На грузовике нас повезли на этап, где в здании польского клуба накормили прекрасным ужином, даже достали лишнего вина. Прислуживали девушки-польки, очень любезно за нами ухаживали, все говорили по-русски.
На днях был налёт советской авиации. В 10 часов вечера поехали дальше, в 8.30 утра — Радом. В офицерском вагоне оборвалась прицепка, рабочие поляки предложили за папиросы в полчаса исправить, но вмешались немцы, наш поезд загнали на запасной путь, где мы простояли шесть часов, пока спаяли прицепку. Получили горячий обед — неизбежные макароны, галеты и сладкое, но без вина. Поехали дальше с препятствиями, так как у станции Скаржинско-Каменна наш поезд разорвался в двух местах — здешние машинисты не привыкли иметь дело с горными итальянскими тормозами — простояли три часа, пока починили. Рано утром проехали мимо Кракова. В 6 часов утра — Мисловиц, а затем Катовицы — это Горная Силезия (Горны Шлёнзык), из-за которого после Версальского мира был спор между Германией и Польшей. Везде заводы, небо в дыму. Недалеко от железной дороги на горе стоит русская церковь — это был стык трех империй: Российской, Австро-Венгерской и Германской. Мне пришлось и прежде два раза проезжать по этой дороге и видеть церковь. Страна не разорена, заводы и рудники работают на полный ход. В вагоне нам обменяли 40 оккупационных марок на 300 итальянских лир.
14 мая 1943 года. Ночью Вена, стояли на путях до 12 часов дня.
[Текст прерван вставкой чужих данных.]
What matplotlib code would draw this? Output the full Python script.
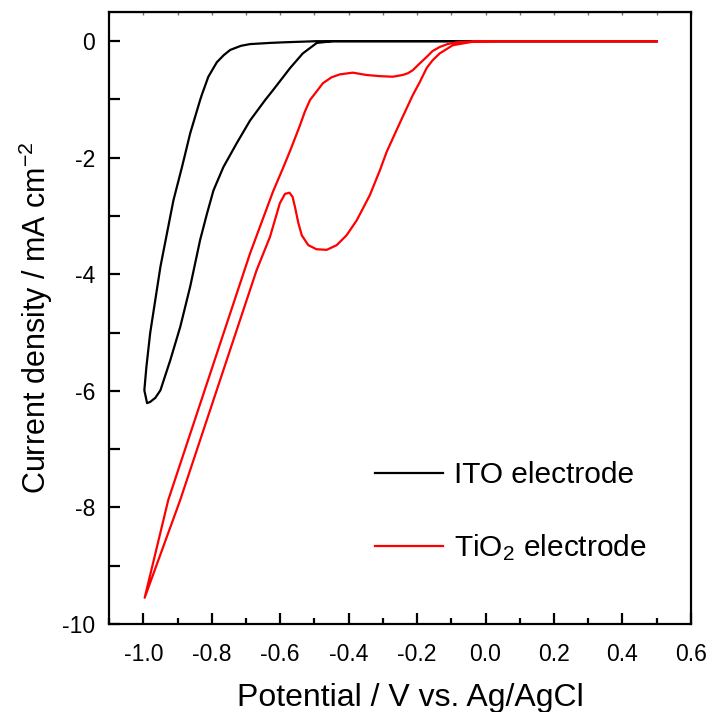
import matplotlib
matplotlib.use("Agg")
import matplotlib.pyplot as plt
from matplotlib.ticker import MultipleLocator

plt.rcParams['font.family'] = ['Liberation Sans', 'DejaVu Sans']
plt.rcParams['mathtext.fontset'] = 'custom'
plt.rcParams['mathtext.rm'] = 'Liberation Sans'
plt.rcParams['mathtext.it'] = 'Liberation Sans:italic'

# cyclic voltammograms, scan 0.5 V -> -1.0 V -> 0.5 V
ito_potential = [0.5, -0.251, -0.493, -0.592, -0.630, -0.688, -0.715, -0.746,
                 -0.765, -0.785, -0.810, -0.829, -0.834, -0.863, -0.887, -0.912,
                 -0.931, -0.950, -0.965, -0.980, -0.991, -0.997, -0.989,
                 -0.980, -0.965, -0.950, -0.921, -0.892, -0.863, -0.834, -0.814,
                 -0.795, -0.766, -0.727, -0.688, -0.644, -0.621, -0.571, -0.534,
                 -0.493, -0.446, 0.5]
ito_current = [0.0, 0.0, 0.0, -0.02, -0.03, -0.05, -0.08, -0.15,
               -0.24, -0.36, -0.61, -0.92, -1.01, -1.58, -2.16, -2.73,
               -3.30, -3.87, -4.44, -5.01, -5.59, -5.99, -6.21,
               -6.19, -6.12, -5.99, -5.47, -4.90, -4.21, -3.41, -2.96,
               -2.56, -2.16, -1.75, -1.36, -1.01, -0.84, -0.46, -0.21,
               -0.03, 0.0, 0.0]

tio2_potential = [0.5, 0.041, -0.026, -0.085, -0.111, -0.134, -0.155, -0.172,
                  -0.192, -0.213, -0.227, -0.242, -0.271, -0.309, -0.348, -0.388,
                  -0.426, -0.450, -0.475, -0.513, -0.528, -0.542, -0.571, -0.592,
                  -0.621, -0.688, -0.927, -0.996,
                  -0.892, -0.669, -0.630, -0.601, -0.586, -0.573, -0.564, -0.557,
                  -0.547, -0.537, -0.518, -0.494, -0.464, -0.435, -0.406, -0.376,
                  -0.338, -0.309, -0.289, -0.251, -0.213, -0.192, -0.172, -0.155,
                  -0.134, -0.096, -0.038, 0.041, 0.5]
tio2_current = [0.0, 0.0, 0.0, -0.02, -0.05, -0.10, -0.17, -0.27,
                -0.38, -0.50, -0.55, -0.58, -0.61, -0.60, -0.58, -0.54,
                -0.57, -0.62, -0.72, -1.01, -1.21, -1.44, -1.88, -2.18,
                -2.58, -3.64, -7.87, -9.55,
                -7.87, -3.93, -3.36, -2.78, -2.62, -2.60, -2.67, -2.84,
                -3.12, -3.33, -3.50, -3.57, -3.58, -3.50, -3.33, -3.07,
                -2.64, -2.22, -1.90, -1.41, -0.93, -0.70, -0.46, -0.33,
                -0.21, -0.07, -0.01, 0.0, 0.0]

fig = plt.figure(figsize=(7.13, 7.12), dpi=100)
ax = fig.add_axes([0.153, 0.1236, 0.816, 0.9831 - 0.1236])

ax.plot(ito_potential, ito_current, color='black', lw=1.6, label='ITO electrode')
ax.plot(tio2_potential, tio2_current, color='red', lw=1.6, label='TiO$_2$ electrode')

ax.set_xlim(-1.1, 0.6)
ax.set_ylim(-10, 0.5)
ax.xaxis.set_major_locator(MultipleLocator(0.2))
ax.xaxis.set_minor_locator(MultipleLocator(0.1))
ax.yaxis.set_major_locator(MultipleLocator(2))
ax.yaxis.set_minor_locator(MultipleLocator(1))
ax.xaxis.set_major_formatter(lambda v, p: f"{v:.1f}")
ax.yaxis.set_major_formatter(lambda v, p: f"{v:.0f}")

for s in ax.spines.values():
    s.set_linewidth(1.6)
ax.tick_params(axis='both', which='both', direction='in', width=1.6,
               labelsize=16.5, right=False, top=False)
ax.tick_params(axis='x', which='major', length=8, pad=14)
ax.tick_params(axis='x', which='minor', length=4.5)
ax.tick_params(axis='y', which='both', length=8, pad=10)

top = ax.secondary_xaxis('top')
top.xaxis.set_major_locator(MultipleLocator(0.1))
top.tick_params(direction='in', length=2.5, width=1, color='0.45', labeltop=False)

ax.set_xlabel('Potential / V vs. Ag/AgCl', fontsize=23, labelpad=12)
ax.xaxis.label.set_x(0.517)
ax.set_ylabel('Current density / mA cm$^{\\mathrm{-2}}$', fontsize=22, labelpad=5)

ax.legend(loc='upper left', bbox_to_anchor=(0.41, 0.31), frameon=False,
          fontsize=21.5, handlelength=2.3, handletextpad=0.35, labelspacing=1.45)

fig.savefig('out.png', dpi=100)
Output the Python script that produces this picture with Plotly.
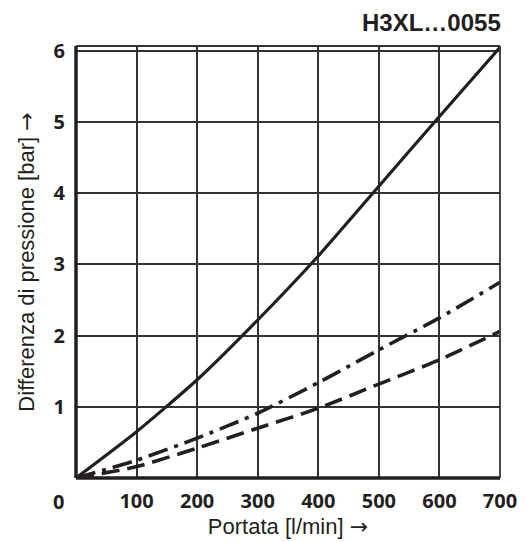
import plotly.graph_objects as go

flow = [0, 100, 200, 300, 400, 500, 600, 700]
solid_dp = [0, 0.65, 1.38, 2.22, 3.12, 4.10, 5.08, 6.05]
dashdot_dp = [0, 0.25, 0.56, 0.91, 1.34, 1.80, 2.25, 2.75]
dashed_dp = [0, 0.16, 0.42, 0.70, 0.98, 1.32, 1.66, 2.06]

x_ticks = [100, 200, 300, 400, 500, 600, 700]
y_ticks = [1, 2, 3, 4, 5, 6]

title_text = "H3XL…0055"
arrow = "<span style=\"font-family:'DejaVu Sans'\">→</span>"
x_title = "Portata [l/min] " + arrow
y_title = "Differenza di pressione [bar] " + arrow

ink = "#231f20"

fig = go.Figure()
fig.add_trace(go.Scatter(x=flow, y=solid_dp, mode="lines",
                         line=dict(color=ink, width=3.2, shape="spline", smoothing=0.6),
                         showlegend=False, hoverinfo="skip"))
fig.add_trace(go.Scatter(x=flow, y=dashdot_dp, mode="lines",
                         line=dict(color=ink, width=3.6, shape="spline", smoothing=0.6,
                                   dash="20px,7px,4px,7px"),
                         showlegend=False, hoverinfo="skip"))
fig.add_trace(go.Scatter(x=flow, y=dashed_dp, mode="lines",
                         line=dict(color=ink, width=3.6, shape="spline", smoothing=0.6,
                                   dash="18px,8px"),
                         showlegend=False, hoverinfo="skip"))

tick_font = dict(family="Open Sans", size=20, color=ink, weight="bold")
title_font = dict(family="Liberation Sans", size=22, color=ink)

fig.update_xaxes(range=[0, 700], tickvals=x_ticks, showgrid=True, gridcolor="#333333",
                 gridwidth=1.6, zeroline=False, showline=False, ticks="",
                 tickfont=tick_font, ticklabelstandoff=9, automargin=False,
                 title=dict(text=x_title, font=title_font, standoff=2))
fig.update_yaxes(range=[0, 6.07], tickvals=y_ticks, showgrid=True, gridcolor="#333333",
                 gridwidth=1.6, zeroline=False, showline=False, ticks="",
                 tickfont=tick_font, ticklabelstandoff=10, automargin=False,
                 title=dict(text=y_title, font=title_font, standoff=12))

# frame
fig.add_shape(type="line", xref="x domain", yref="y domain", x0=0, x1=1, y0=1, y1=1,
              line=dict(color="#333333", width=1.8))
fig.add_shape(type="line", xref="x domain", yref="y domain", x0=1, x1=1, y0=0, y1=1,
              line=dict(color="#333333", width=1.8))
fig.add_shape(type="line", xref="x domain", yref="y domain", x0=0, x1=0, y0=0, y1=1,
              line=dict(color=ink, width=3.5))
fig.add_shape(type="line", xref="x domain", yref="y domain", x0=0, x1=1, y0=0, y1=0,
              line=dict(color=ink, width=3.5))

fig.add_annotation(x=0, y=0, xref="x", yref="y", text="0", showarrow=False,
                   font=tick_font, xanchor="center", yanchor="middle",
                   xshift=-18, yshift=-23)
fig.add_annotation(x=1, y=1, xref="paper", yref="paper", text="<b>" + title_text + "</b>",
                   showarrow=False, font=dict(family="Liberation Sans", size=24, color=ink),
                   xanchor="right", yanchor="bottom", yshift=8, xshift=3)

# page body has an 8px default margin; compensate so the plot lands where the reference has it
fig.update_layout(width=519, height=534, margin=dict(l=68, r=27, t=38, b=64, autoexpand=False),
                  plot_bgcolor="white", paper_bgcolor="white")

fig.write_html("out.html")
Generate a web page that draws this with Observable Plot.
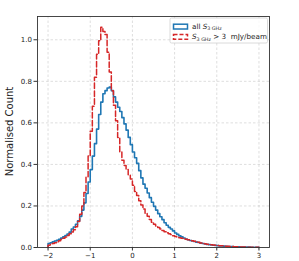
<!DOCTYPE html>
<html><head><meta charset="utf-8">
<script src="https://cdn.jsdelivr.net/npm/d3@7"></script>
<script src="https://cdn.jsdelivr.net/npm/@observablehq/plot@0.6"></script>
<style>body{margin:0;background:#fff} svg{display:block}</style>
</head><body><div id="chart"></div>
<script>
const binStart = -2, binWidth = 0.05;
const allS = [
0.019,0.023,0.027,0.031,0.035,0.040,0.045,0.051,0.058,0.065,
0.074,0.089,0.099,0.112,0.128,0.150,0.180,0.215,0.260,0.315,
0.375,0.440,0.500,0.570,0.640,0.700,0.740,0.755,0.768,0.772,
0.755,0.725,0.700,0.675,0.655,0.625,0.595,0.565,0.530,0.495,
0.460,0.432,0.405,0.370,0.335,0.305,0.285,0.262,0.240,0.218,
0.198,0.180,0.163,0.148,0.134,0.119,0.107,0.097,0.089,0.080,
0.070,0.063,0.056,0.051,0.046,0.041,0.037,0.034,0.031,0.029,
0.026,0.024,0.021,0.019,0.017,0.015,0.014,0.012,0.011,0.010,
0.009,0.008,0.007,0.0065,0.006,0.005,0.0045,0.004,0.0035,0.003,
0.0028,0.0025,0.0022,0.002,0.0018,0.0016,0.0014,0.0012,0.001,0.001];
const brightS = [
0.011,0.015,0.019,0.023,0.028,0.033,0.039,0.045,0.051,0.058,
0.066,0.075,0.085,0.100,0.125,0.160,0.200,0.265,0.340,0.440,
0.560,0.680,0.820,0.930,0.995,1.060,1.040,1.025,0.940,0.845,
0.755,0.685,0.610,0.530,0.460,0.420,0.395,0.375,0.350,0.330,
0.300,0.270,0.250,0.225,0.205,0.185,0.165,0.150,0.135,0.122,
0.112,0.103,0.096,0.089,0.082,0.076,0.071,0.066,0.062,0.057,
0.053,0.050,0.047,0.044,0.042,0.040,0.037,0.035,0.033,0.030,
0.027,0.025,0.022,0.020,0.018,0.016,0.015,0.013,0.012,0.011,
0.010,0.009,0.008,0.007,0.0065,0.006,0.005,0.0045,0.004,0.0035,
0.003,0.0027,0.0024,0.002,0.0018,0.0015,0.0013,0.0011,0.001,0.001];
const xTicks = [-2, -1, 0, 1, 2, 3];
const yTicks = [0, 0.2, 0.4, 0.6, 0.8, 1.0];
const colors = {all: "#1f77b4", bright: "#d62728"};

function outline(vals, name) {
  const pts = [{x: binStart, y: 0, s: name}];
  vals.forEach((v, i) => pts.push({x: binStart + i * binWidth, y: v, s: name}));
  const end = binStart + vals.length * binWidth;
  pts.push({x: end, y: vals[vals.length - 1], s: name});
  pts.push({x: end, y: 0, s: name});
  return pts;
}

const W = 299, H = 261;
const plot = Plot.plot({
  width: W, height: H,
  marginLeft: 37, marginRight: 30, marginTop: 16, marginBottom: 14,
  style: {fontFamily: "DejaVu Sans", fontSize: "7px", background: "#fff", overflow: "visible", color: "#222"},
  x: {domain: [-2.25, 3.25]},
  y: {domain: [0, 1.112]},
  marks: [
    Plot.gridX(xTicks, {stroke: "#b0b0b0", strokeOpacity: 0.6, strokeDasharray: "2.5,2", strokeWidth: 0.7}),
    Plot.gridY(yTicks, {stroke: "#b0b0b0", strokeOpacity: 0.6, strokeDasharray: "2.5,2", strokeWidth: 0.7}),
    Plot.line(outline(allS, "all"), {x: "x", y: "y", curve: "step-after", stroke: colors.all, strokeWidth: 1.6}),
    Plot.line(outline(brightS, "bright"), {x: "x", y: "y", curve: "step-after", stroke: colors.bright, strokeWidth: 1.5, strokeDasharray: "5.5,2.4"}),
    Plot.frame({stroke: "#333", strokeWidth: 0.9}),
    Plot.axisX(xTicks, {tickSize: 3.5, tickPadding: 2, label: null, tickFormat: d3.format("d"), stroke: "#333"}),
    Plot.axisY(yTicks, {tickSize: 3.5, tickPadding: 2, label: null, tickFormat: d3.format(".1f"), stroke: "#333"})
  ]
});
document.getElementById("chart").appendChild(plot);

const svg = d3.select(plot);
// y label
svg.append("text")
  .attr("transform", "translate(12.5,131.5) rotate(-90)")
  .attr("text-anchor", "middle")
  .attr("font-family", "DejaVu Sans").attr("font-size", 10).attr("fill", "#222")
  .text("Normalised Count");

// legend
const lg = svg.append("g").attr("font-family", "DejaVu Sans").attr("font-size", 7.2)
  .attr("fill", "#222").attr("text-anchor", "start");
lg.append("rect").attr("x", 170).attr("y", 18).attr("width", 97.5).attr("height", 25).attr("rx", 1.5)
  .attr("fill", "#fff").attr("fill-opacity", 0.8).attr("stroke", "#d0d0d0").attr("stroke-width", 0.8);
lg.append("rect").attr("x", 173.5).attr("y", 24.2).attr("width", 14).attr("height", 4.8)
  .attr("fill", "none").attr("stroke", colors.all).attr("stroke-width", 1.5);
lg.append("rect").attr("x", 173.5).attr("y", 34.5).attr("width", 14).attr("height", 4.8)
  .attr("fill", "none").attr("stroke", colors.bright).attr("stroke-width", 1.5).attr("stroke-dasharray", "4,2");
const t1 = lg.append("text").attr("x", 192).attr("y", 28.8).attr("text-anchor", "start");
t1.append("tspan").text("all ");
t1.append("tspan").attr("font-style", "italic").text("S");
t1.append("tspan").attr("font-size", 4.8).attr("dy", 1.5).text("3 GHz");
const t2 = lg.append("text").attr("x", 192).attr("y", 39.2).attr("text-anchor", "start");
t2.append("tspan").attr("font-style", "italic").text("S");
t2.append("tspan").attr("font-size", 4.8).attr("dy", 1.5).text("3 GHz");
t2.append("tspan").attr("dy", -1.5).text(" > 3  mJy/beam");
</script>
</body></html>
Потом проехали через Вену, во всех окнах австрийцы машут нам платками, аплодируют — не то что при встрече с немецкими эшелонами — им махали кулаками, ругали — в общем, «союзнички». Выдали нам по 250 хорватских хороших папирос, конфеты и варенье. В 1 час дня станция Полтен, потом Линц, где мы простояли несколько часов. Чудная погода. Вышел погулять. Смотрю — пленные в неизвестной мне форме: оказались молодые французы, разговорился с ними, угостил папиросами. Пока что кормят прилично — горячий обед и ужин.